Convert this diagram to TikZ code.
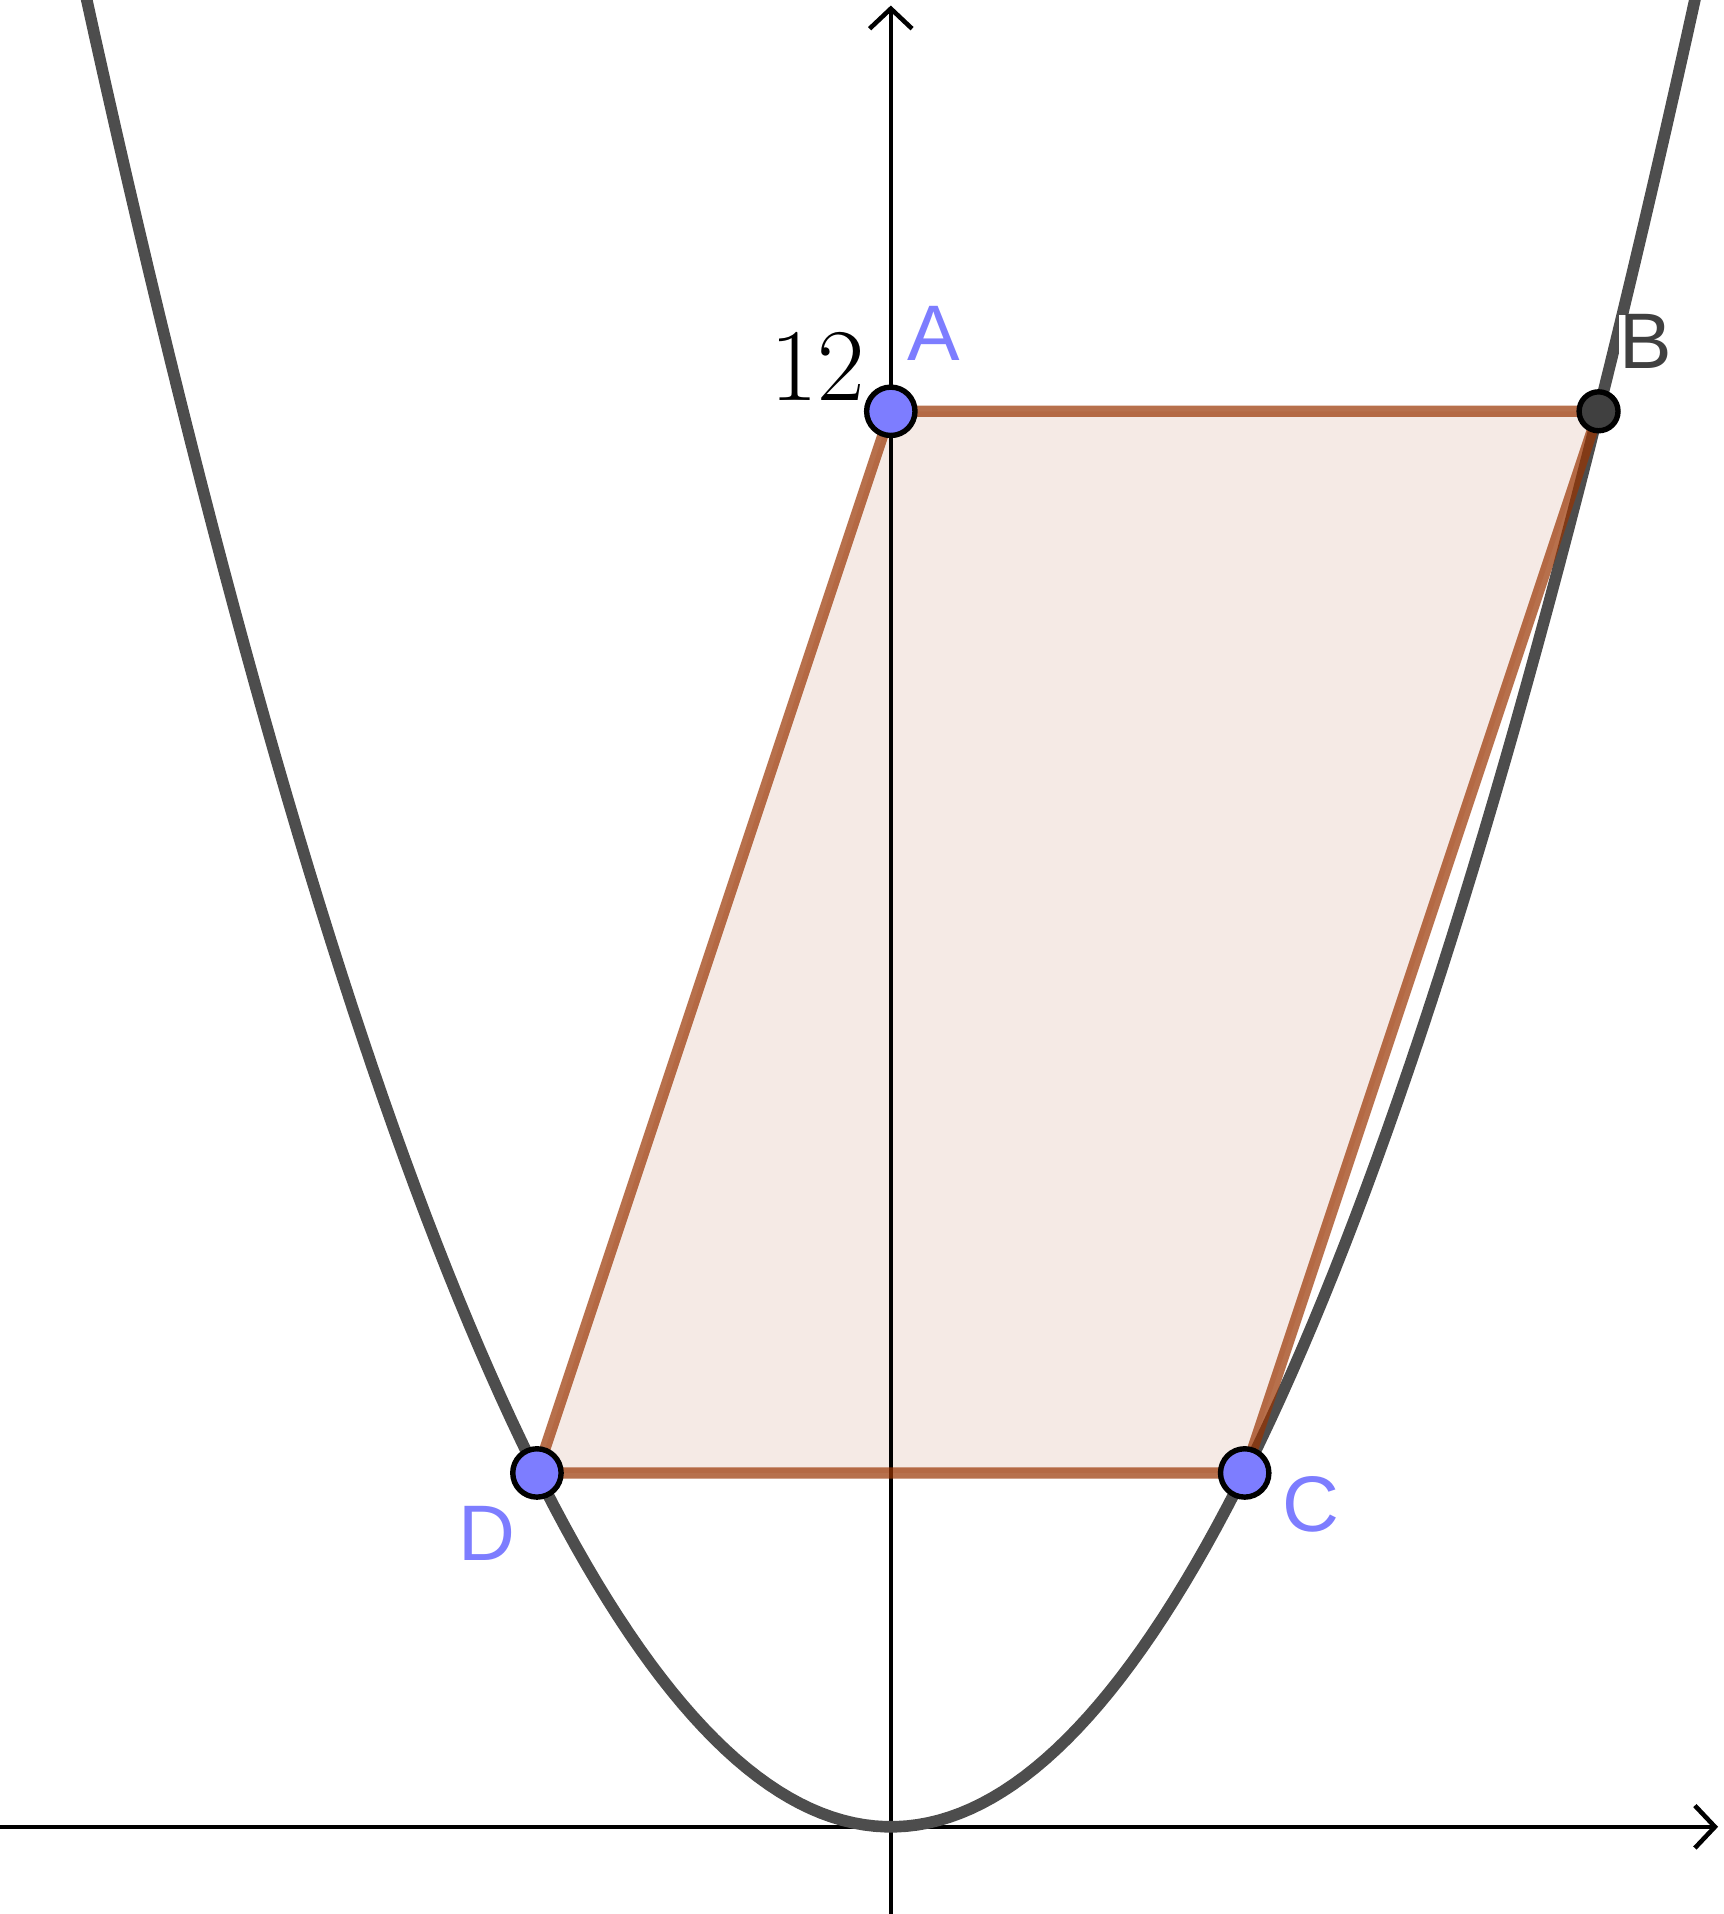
\documentclass[tikz,border=0pt]{standalone}
\usepackage{fontspec}
\setsansfont{Liberation Sans}
\usetikzlibrary{arrows.meta}
\definecolor{CurveGray}{RGB}{77,77,77}
\definecolor{PointBlue}{RGB}{125,125,255}
\definecolor{PointDark}{RGB}{64,64,64}
\definecolor{EdgeBrown}{RGB}{153,51,0}
\begin{document}
\begin{tikzpicture}[
    pt/.style={circle,draw=black,line width=1.3pt,fill=PointBlue,
               minimum size=0.41cm,inner sep=0pt},
    ptdark/.style={pt,fill=PointDark,minimum size=0.33cm},
    lbl/.style={font=\sffamily\fontsize{19}{19}\selectfont,text=PointBlue,inner sep=0pt},
    axis/.style={line width=1.1pt,-{Straight Barb[length=0.17cm,width=0.36cm,line width=1.1pt]}},
    polyedge/.style={draw=EdgeBrown,draw opacity=0.7,line width=2.7pt,line join=round}
  ]
  \useasboundingbox (-7.552,-0.739) rectangle (7.055,15.487);
  \clip (-7.552,-0.739) rectangle (7.055,15.487);
  % Vertices
  \coordinate (A) at (0,12);
  \coordinate (B) at (6,12);
  \coordinate (C) at (3,3);
  \coordinate (D) at (-3,3);
  % Axes
  \coordinate (xl) at (-7.552,0);
  \coordinate (xr) at (7.013,0);
  \coordinate (yb) at (0,-0.739);
  \coordinate (yt) at (0,15.44);
  % Fill
  \fill[EdgeBrown,fill opacity=0.1] (A)--(B)--(C)--(D)--cycle;
  \draw[axis] (xl) -- (xr);
  \draw[axis] (yb) -- (yt);
  % Parabola
  \draw[CurveGray,line width=2.8pt,domain=-7.2:7.2,samples=160] plot (\x,{\x*\x/3});
  % Parallelogram
  \draw[polyedge] (A)--(B)--(C)--(D)--cycle;
  % Points
  \node[pt] (dotA) at (A) {};
  \node[ptdark] (dotB) at (B) {};
  \node[pt] (dotC) at (C) {};
  \node[pt] (dotD) at (D) {};
  % Labels
  \node[lbl] (labA) at (0.36,12.66) {A};
  \node[lbl,text=PointDark,fill=white,inner sep=0pt] (labB) at (6.40,12.59) {B};
  \node[lbl] (labC) at (3.56,2.73) {C};
  \node[lbl] (labD) at (-3.42,2.49) {D};
  \node[font=\fontsize{24}{24}\selectfont,inner sep=0pt] (tick) at (-0.62,12.37) {$12$};
\end{tikzpicture}
\end{document}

====

**GIVEN EXERCISE:** Without including any pictures, reproduce the listing exactly.

**EXERCISE ANSWER:**
Convert this diagram to TikZ code.
\documentclass[tikz,border=0pt]{standalone}
\usepackage{fontspec}
\setsansfont{Liberation Sans}
\usetikzlibrary{arrows.meta}
\definecolor{CurveGray}{RGB}{77,77,77}
\definecolor{PointBlue}{RGB}{125,125,255}
\definecolor{PointDark}{RGB}{64,64,64}
\definecolor{EdgeBrown}{RGB}{153,51,0}
\begin{document}
\begin{tikzpicture}[
    pt/.style={circle,draw=black,line width=1.3pt,fill=PointBlue,
               minimum size=0.41cm,inner sep=0pt},
    ptdark/.style={pt,fill=PointDark,minimum size=0.33cm},
    lbl/.style={font=\sffamily\fontsize{19}{19}\selectfont,text=PointBlue,inner sep=0pt},
    axis/.style={line width=1.1pt,-{Straight Barb[length=0.17cm,width=0.36cm,line width=1.1pt]}},
    polyedge/.style={draw=EdgeBrown,draw opacity=0.7,line width=2.7pt,line join=round}
  ]
  \useasboundingbox (-7.552,-0.739) rectangle (7.055,15.487);
  \clip (-7.552,-0.739) rectangle (7.055,15.487);
  % Vertices
  \coordinate (A) at (0,12);
  \coordinate (B) at (6,12);
  \coordinate (C) at (3,3);
  \coordinate (D) at (-3,3);
  % Axes
  \coordinate (xl) at (-7.552,0);
  \coordinate (xr) at (7.013,0);
  \coordinate (yb) at (0,-0.739);
  \coordinate (yt) at (0,15.44);
  % Fill
  \fill[EdgeBrown,fill opacity=0.1] (A)--(B)--(C)--(D)--cycle;
  \draw[axis] (xl) -- (xr);
  \draw[axis] (yb) -- (yt);
  % Parabola
  \draw[CurveGray,line width=2.8pt,domain=-7.2:7.2,samples=160] plot (\x,{\x*\x/3});
  % Parallelogram
  \draw[polyedge] (A)--(B)--(C)--(D)--cycle;
  % Points
  \node[pt] (dotA) at (A) {};
  \node[ptdark] (dotB) at (B) {};
  \node[pt] (dotC) at (C) {};
  \node[pt] (dotD) at (D) {};
  % Labels
  \node[lbl] (labA) at (0.36,12.66) {A};
  \node[lbl,text=PointDark,fill=white,inner sep=0pt] (labB) at (6.40,12.59) {B};
  \node[lbl] (labC) at (3.56,2.73) {C};
  \node[lbl] (labD) at (-3.42,2.49) {D};
  \node[font=\fontsize{24}{24}\selectfont,inner sep=0pt] (tick) at (-0.62,12.37) {$12$};
\end{tikzpicture}
\end{document}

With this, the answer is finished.